MJ: You’ve written a lot about China’s crackdown on the web. Has the Internet actually expanded creative and individual freedom in China, or has it merely created the illusion of freedom?

EO: Great question. There’s no question that the internet has created a greater sense of intellectual possibility. The greatest example is somebody I met towards the end of my time there, a guy I write about in the book, who’s a street sweeper. When you meet him, you think ‘I understand the contours of his life. He’s not a person with an intellectual outlet.’ He said to me, ‘Everybody thinks that I don’t have an education. And what they don’t know, what they don’t understand, is that I’m a poet. I’m the host of a forum online for modern Chinese poetry.’ At first I thought the guy was unhinged. And then I went online and discovered that it was true. He really did have an entire universe that he had created and was a part of. There were people that he knew, and there were poetry competitions that he’d won.

This was really important in understanding what the Internet allows people to do. There are limitations, but I think there’s a danger in imagining that the limitations means that there’s not substance.

MJ: His poetry was quite good!

EO: He was ambitious in his poetry. He was not doing small bore stuff. He saw himself as a descendent of Mao, and Mao, after all, was a poet. He really believed that there was nobility and dignity in trying to put ideas to paper. It simply wasn’t available to him before the internet. If we think the internet is transformative for us in the United States, imagine how transformative it is for people in China who are otherwise living in these fairly isolated areas.

MJ: What did you find most challenging about writing about the complexities of life in modern China for an American audience?

EO: You have to figure out a way as a writer to capture idiosyncrasy, what is it that makes it distinctive without making it overly exotic. It’s very easy when you’re a writer talking about this very distant place to take the names of streets and translate them back into English, and make them sound almost other worldly. I used to live on Cotton Flower Alley, for instance, and I lived next to Pineapple Junction.

There is a way of over-exotifying a place, when in fact my goal is that by describing Chinese people as they are, and as they really live, that I will allow American readers to see them as they appear to me: they’re much, much more like us than I think we ever imagined them to be.

MJ: What have you found to be the biggest shortcomings in the outside world’s view of China?

EO: It’s funny, actually, I’m sort of complimentary of the journalism on China these days. This is not just because the folks doing it are my friends. As much as we talk about the troubles that foreign journalists have in China today—and they’re substantial—this is a golden age for foreign correspondents in China because technology allows us to travel the country faster and farther than we ever have before, and it allows you to be in touch with the rest of the world, so you can understand what the rest of the world understands about China, and what they don’t.

And also I think the journalists who are there are self selecting. Nobody gets sent to China these days. You go because you’ve fought hard to get there: You’ve probably studied the language, you’ve studied the place. So there’s people there who are determined to capture it.
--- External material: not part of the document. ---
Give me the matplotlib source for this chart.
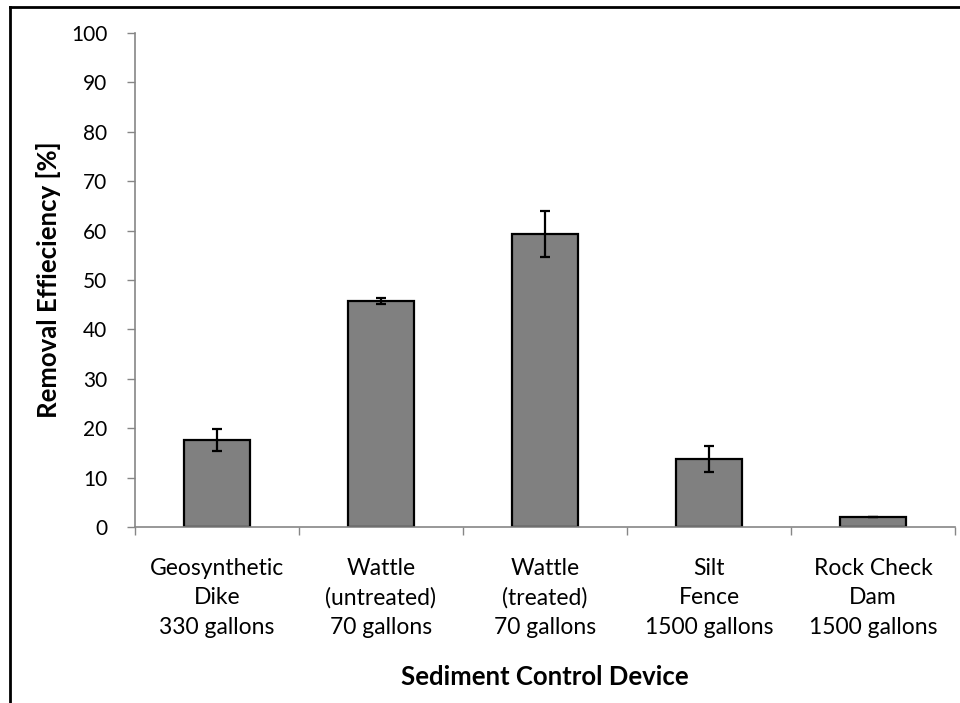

Inevitably, our image of China just simply can’t keep up with the changes inside the country. Everything is happening in China at exponential speed. Maybe you would have said, five years ago, that people in China were feeling good about their economic status. If you said that today, people on the ground in Beijing would say you’re out of touch, because it’s changed substantially. It’s hard to keep up.

MJ: So just how bad was the air pollution?

EO: Over the last few years air quality has reached a kind of tipping point in the public consciousness where conditions that people used to accept, they no longer accept. Part of that is that they feel the effects on their health, and part of that is about information: They now have access to numbers that were never available before. They’re about to read what it is that they’re inhaling. But really, more importantly—and I think this is critical—they know what their children are inhaling. That’s had a metabolic effect on the politics of pollution.

The entire Chinese political enterprise is founded on a bargain: ‘we will make your lives better, if you’ll allow us to stay in power.’ That has been the bargain for the last 30 years. In order to maintain power, the party basically has to ensure that people still believe that their lives are getting better.

I think a few years ago people defined “getting better” in a different way than they do today. It used to be that if your income was getting a little bit higher every year, you were reasonably satisfied. Today, people are thickening their conception of what it means to live a good life. And they’re demanding more things, like clean air for instance, and safe water.

MJ: In a recent interview with the Wall Street Journal, you recalled speaking at a conference a few years back where you warned that corruption was going to be a bigger issue. You said that back then a lot of people disagreed with you. But you turned out to be right. If you had to guess, what emerging issues do you expect will be important in the coming years?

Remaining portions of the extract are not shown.